• **WRITTEN TASK**: Only the lines from the start of the data to the line containing "200, 29450, 0, 3950, 60, 1250, 40];", both included, should be output, exactly and without pictures.

==============================

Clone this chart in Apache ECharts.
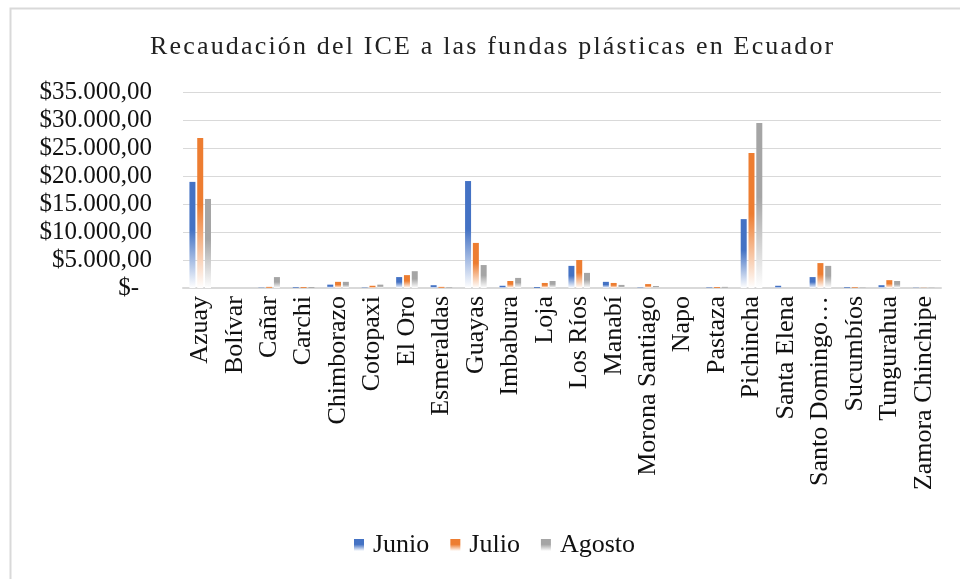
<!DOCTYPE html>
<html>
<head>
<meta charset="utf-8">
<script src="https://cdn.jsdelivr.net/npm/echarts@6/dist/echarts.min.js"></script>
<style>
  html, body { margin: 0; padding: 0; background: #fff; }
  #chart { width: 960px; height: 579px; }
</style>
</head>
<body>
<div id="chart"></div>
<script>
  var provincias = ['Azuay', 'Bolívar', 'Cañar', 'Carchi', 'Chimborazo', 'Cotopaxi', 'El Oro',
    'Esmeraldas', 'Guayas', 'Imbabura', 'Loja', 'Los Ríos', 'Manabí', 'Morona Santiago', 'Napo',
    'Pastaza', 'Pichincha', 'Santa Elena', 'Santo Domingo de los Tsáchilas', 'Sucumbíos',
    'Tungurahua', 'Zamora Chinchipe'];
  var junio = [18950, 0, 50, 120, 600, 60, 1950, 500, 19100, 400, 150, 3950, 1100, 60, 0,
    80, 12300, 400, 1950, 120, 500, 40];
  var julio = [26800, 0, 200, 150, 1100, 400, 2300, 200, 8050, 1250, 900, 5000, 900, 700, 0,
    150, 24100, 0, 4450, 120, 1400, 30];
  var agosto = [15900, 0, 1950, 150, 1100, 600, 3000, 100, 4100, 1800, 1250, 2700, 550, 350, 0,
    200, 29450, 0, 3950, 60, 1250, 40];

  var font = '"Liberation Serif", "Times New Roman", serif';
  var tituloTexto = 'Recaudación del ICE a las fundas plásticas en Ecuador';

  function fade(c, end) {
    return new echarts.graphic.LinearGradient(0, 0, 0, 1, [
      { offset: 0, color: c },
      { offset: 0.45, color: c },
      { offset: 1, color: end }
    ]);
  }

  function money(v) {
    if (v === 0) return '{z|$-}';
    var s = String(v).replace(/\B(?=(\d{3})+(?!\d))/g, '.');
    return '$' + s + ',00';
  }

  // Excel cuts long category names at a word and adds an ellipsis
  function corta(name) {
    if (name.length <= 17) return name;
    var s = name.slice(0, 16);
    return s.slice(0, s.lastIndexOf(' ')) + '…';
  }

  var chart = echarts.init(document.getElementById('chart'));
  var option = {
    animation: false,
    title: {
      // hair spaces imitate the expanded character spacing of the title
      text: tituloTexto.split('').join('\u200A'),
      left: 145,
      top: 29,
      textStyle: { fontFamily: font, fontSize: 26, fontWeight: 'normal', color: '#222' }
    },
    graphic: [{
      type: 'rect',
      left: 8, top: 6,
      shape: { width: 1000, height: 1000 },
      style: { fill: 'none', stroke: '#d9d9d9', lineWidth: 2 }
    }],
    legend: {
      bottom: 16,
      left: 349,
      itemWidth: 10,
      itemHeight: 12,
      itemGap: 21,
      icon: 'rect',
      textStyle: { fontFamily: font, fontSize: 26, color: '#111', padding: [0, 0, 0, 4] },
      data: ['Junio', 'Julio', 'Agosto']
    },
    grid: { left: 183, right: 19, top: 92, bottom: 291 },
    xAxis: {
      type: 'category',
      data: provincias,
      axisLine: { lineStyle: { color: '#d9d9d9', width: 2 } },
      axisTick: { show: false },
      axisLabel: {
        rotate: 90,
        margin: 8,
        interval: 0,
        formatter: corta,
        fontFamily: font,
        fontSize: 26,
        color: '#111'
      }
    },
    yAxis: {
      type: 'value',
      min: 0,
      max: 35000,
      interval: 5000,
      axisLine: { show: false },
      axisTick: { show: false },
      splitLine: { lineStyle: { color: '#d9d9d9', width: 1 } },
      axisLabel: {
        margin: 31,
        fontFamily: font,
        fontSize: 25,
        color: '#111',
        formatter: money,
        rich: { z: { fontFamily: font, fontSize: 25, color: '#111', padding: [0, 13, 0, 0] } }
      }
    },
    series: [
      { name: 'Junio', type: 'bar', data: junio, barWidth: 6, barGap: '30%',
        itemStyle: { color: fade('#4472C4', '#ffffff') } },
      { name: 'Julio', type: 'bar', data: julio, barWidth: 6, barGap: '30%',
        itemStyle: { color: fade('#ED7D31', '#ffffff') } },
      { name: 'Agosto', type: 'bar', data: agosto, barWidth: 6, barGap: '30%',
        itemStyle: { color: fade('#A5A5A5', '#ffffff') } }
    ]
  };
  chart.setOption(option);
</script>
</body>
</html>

==============================

• **ANSWER TO THE PROBLEM**:
Clone this chart in Apache ECharts.
<!DOCTYPE html>
<html>
<head>
<meta charset="utf-8">
<script src="https://cdn.jsdelivr.net/npm/echarts@6/dist/echarts.min.js"></script>
<style>
  html, body { margin: 0; padding: 0; background: #fff; }
  #chart { width: 960px; height: 579px; }
</style>
</head>
<body>
<div id="chart"></div>
<script>
  var provincias = ['Azuay', 'Bolívar', 'Cañar', 'Carchi', 'Chimborazo', 'Cotopaxi', 'El Oro',
    'Esmeraldas', 'Guayas', 'Imbabura', 'Loja', 'Los Ríos', 'Manabí', 'Morona Santiago', 'Napo',
    'Pastaza', 'Pichincha', 'Santa Elena', 'Santo Domingo de los Tsáchilas', 'Sucumbíos',
    'Tungurahua', 'Zamora Chinchipe'];
  var junio = [18950, 0, 50, 120, 600, 60, 1950, 500, 19100, 400, 150, 3950, 1100, 60, 0,
    80, 12300, 400, 1950, 120, 500, 40];
  var julio = [26800, 0, 200, 150, 1100, 400, 2300, 200, 8050, 1250, 900, 5000, 900, 700, 0,
    150, 24100, 0, 4450, 120, 1400, 30];
  var agosto = [15900, 0, 1950, 150, 1100, 600, 3000, 100, 4100, 1800, 1250, 2700, 550, 350, 0,
    200, 29450, 0, 3950, 60, 1250, 40];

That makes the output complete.